— begin —
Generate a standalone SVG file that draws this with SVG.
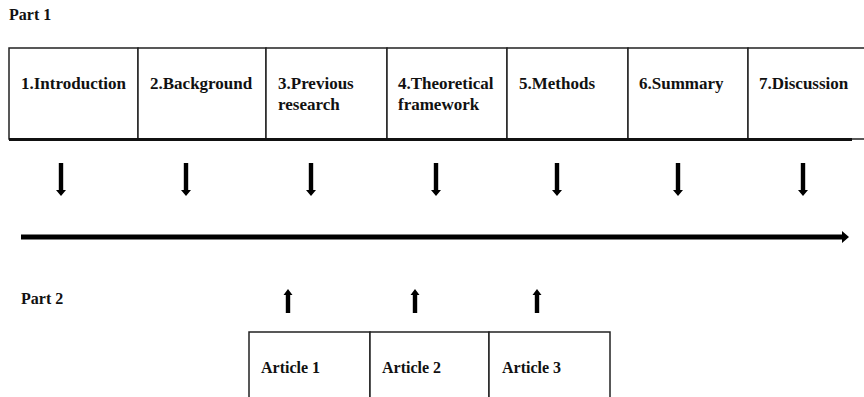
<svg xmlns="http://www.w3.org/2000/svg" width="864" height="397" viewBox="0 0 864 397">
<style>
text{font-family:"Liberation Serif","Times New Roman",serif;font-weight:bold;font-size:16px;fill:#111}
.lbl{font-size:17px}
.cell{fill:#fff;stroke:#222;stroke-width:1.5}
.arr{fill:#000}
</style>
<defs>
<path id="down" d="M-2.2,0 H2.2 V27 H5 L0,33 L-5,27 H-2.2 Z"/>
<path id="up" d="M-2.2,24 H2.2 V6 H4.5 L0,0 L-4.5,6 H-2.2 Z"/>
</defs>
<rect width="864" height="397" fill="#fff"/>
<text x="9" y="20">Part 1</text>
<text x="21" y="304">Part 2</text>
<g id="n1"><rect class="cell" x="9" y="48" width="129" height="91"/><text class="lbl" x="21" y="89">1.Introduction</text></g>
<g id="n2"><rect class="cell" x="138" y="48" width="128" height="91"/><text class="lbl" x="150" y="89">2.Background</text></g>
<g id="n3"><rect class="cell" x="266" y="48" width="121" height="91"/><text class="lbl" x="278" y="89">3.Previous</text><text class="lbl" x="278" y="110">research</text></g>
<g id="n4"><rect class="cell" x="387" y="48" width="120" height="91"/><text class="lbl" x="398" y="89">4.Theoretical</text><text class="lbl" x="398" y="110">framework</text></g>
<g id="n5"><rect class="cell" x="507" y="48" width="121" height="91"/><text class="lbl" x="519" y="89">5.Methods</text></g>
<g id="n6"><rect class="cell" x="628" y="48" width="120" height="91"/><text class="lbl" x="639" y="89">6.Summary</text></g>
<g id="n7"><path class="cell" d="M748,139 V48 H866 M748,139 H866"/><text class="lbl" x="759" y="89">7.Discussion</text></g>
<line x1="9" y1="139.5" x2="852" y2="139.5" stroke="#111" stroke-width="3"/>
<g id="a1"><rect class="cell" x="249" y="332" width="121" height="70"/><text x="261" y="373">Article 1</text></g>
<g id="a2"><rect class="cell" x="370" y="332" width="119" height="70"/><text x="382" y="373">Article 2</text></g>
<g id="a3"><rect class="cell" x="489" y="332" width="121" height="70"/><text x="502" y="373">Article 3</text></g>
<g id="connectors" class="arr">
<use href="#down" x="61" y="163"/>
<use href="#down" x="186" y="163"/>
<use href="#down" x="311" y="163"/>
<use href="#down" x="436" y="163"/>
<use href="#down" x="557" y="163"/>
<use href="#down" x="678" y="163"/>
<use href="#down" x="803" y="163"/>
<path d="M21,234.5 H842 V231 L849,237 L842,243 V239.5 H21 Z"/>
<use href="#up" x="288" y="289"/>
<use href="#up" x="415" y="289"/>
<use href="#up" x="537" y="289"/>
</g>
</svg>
— end —
What is required:
Set down the material exactly, every line of it, except for the pictures.

Response below:
Generate a standalone SVG file that draws this with SVG.
<svg xmlns="http://www.w3.org/2000/svg" width="864" height="397" viewBox="0 0 864 397">
<style>
text{font-family:"Liberation Serif","Times New Roman",serif;font-weight:bold;font-size:16px;fill:#111}
.lbl{font-size:17px}
.cell{fill:#fff;stroke:#222;stroke-width:1.5}
.arr{fill:#000}
</style>
<defs>
<path id="down" d="M-2.2,0 H2.2 V27 H5 L0,33 L-5,27 H-2.2 Z"/>
<path id="up" d="M-2.2,24 H2.2 V6 H4.5 L0,0 L-4.5,6 H-2.2 Z"/>
</defs>
<rect width="864" height="397" fill="#fff"/>
<text x="9" y="20">Part 1</text>
<text x="21" y="304">Part 2</text>
<g id="n1"><rect class="cell" x="9" y="48" width="129" height="91"/><text class="lbl" x="21" y="89">1.Introduction</text></g>
<g id="n2"><rect class="cell" x="138" y="48" width="128" height="91"/><text class="lbl" x="150" y="89">2.Background</text></g>
<g id="n3"><rect class="cell" x="266" y="48" width="121" height="91"/><text class="lbl" x="278" y="89">3.Previous</text><text class="lbl" x="278" y="110">research</text></g>
<g id="n4"><rect class="cell" x="387" y="48" width="120" height="91"/><text class="lbl" x="398" y="89">4.Theoretical</text><text class="lbl" x="398" y="110">framework</text></g>
<g id="n5"><rect class="cell" x="507" y="48" width="121" height="91"/><text class="lbl" x="519" y="89">5.Methods</text></g>
<g id="n6"><rect class="cell" x="628" y="48" width="120" height="91"/><text class="lbl" x="639" y="89">6.Summary</text></g>
<g id="n7"><path class="cell" d="M748,139 V48 H866 M748,139 H866"/><text class="lbl" x="759" y="89">7.Discussion</text></g>
<line x1="9" y1="139.5" x2="852" y2="139.5" stroke="#111" stroke-width="3"/>
<g id="a1"><rect class="cell" x="249" y="332" width="121" height="70"/><text x="261" y="373">Article 1</text></g>
<g id="a2"><rect class="cell" x="370" y="332" width="119" height="70"/><text x="382" y="373">Article 2</text></g>
<g id="a3"><rect class="cell" x="489" y="332" width="121" height="70"/><text x="502" y="373">Article 3</text></g>
<g id="connectors" class="arr">
<use href="#down" x="61" y="163"/>
<use href="#down" x="186" y="163"/>
<use href="#down" x="311" y="163"/>
<use href="#down" x="436" y="163"/>
<use href="#down" x="557" y="163"/>
<use href="#down" x="678" y="163"/>
<use href="#down" x="803" y="163"/>
<path d="M21,234.5 H842 V231 L849,237 L842,243 V239.5 H21 Z"/>
<use href="#up" x="288" y="289"/>
<use href="#up" x="415" y="289"/>
<use href="#up" x="537" y="289"/>
</g>
</svg>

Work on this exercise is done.